But Rakon chief operating officer Graham Leaming said no such move was planned in the "near term".
The company was forecasting operating cash to "turn positive" during the second half of its current financial year, he added.
Rakon yesterday reported a 55 per cent fall in first-half earnings before interest, tax, depreciation and amortisation (ebitda) to $6.2 million, compared with the same period in its last financial year.
The NZX-listed oscillating crystal maker posted a net loss of $259,000 for the six months to September 30.
Warminger said Rakon's falling earnings were being caused by more than just the strong dollar and decreasing demand.
"I think there's just really poor management performance behind the company's disappointing results, to be honest."
Yesterday's result announcement saw the firm's shares - which were worth more than $5 in 2007 - plunge by more than 10 per cent to close at 60c last night, below the previous low of 63c they reached in early 2009.
Managing director Brent Robinson said demand in the telecommunications side of Rakon's business had been affected by the impact of this year's Japanese earthquake and tsunami on the supply chain, as well as by economic uncertainty in Europe.

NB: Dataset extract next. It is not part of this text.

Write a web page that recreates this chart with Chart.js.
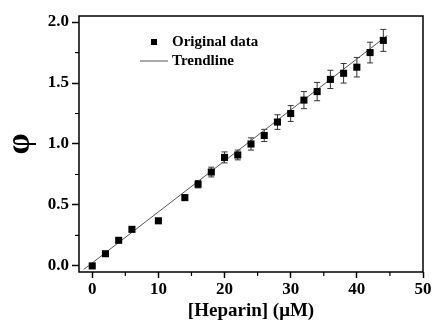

But the situation was expected to improve as increasing demand for data - especially through the establishment of new 4G networks - drove telco providers to invest in increased capacity, he said.
Robinson said consumers were rapidly switching from traditional mobile phones to smartphones, meaning that part of the business was less affected by economic turbulence.
"[The switchover] will happen in poor times and in good times," he said, adding that production was ramping up at Rakon's newly opened lower-cost Chinese manufacturing plant, which would provide improved earnings for the business.
Robinson said full-year ebitda was still expected to be in the $14 million to $18 million range, which would be an up to 43 per cent reduction on last year's result.
Rakon said it had half of its exposure to the greenback hedged at US78c for the next 18 months, while 55 per cent of its exposure to the British pound was hedged at £1.58 over the same period.
The company said the kiwi had an average exchange rate of US81c during the first half of its current financial year - 10c higher than in the same period last year.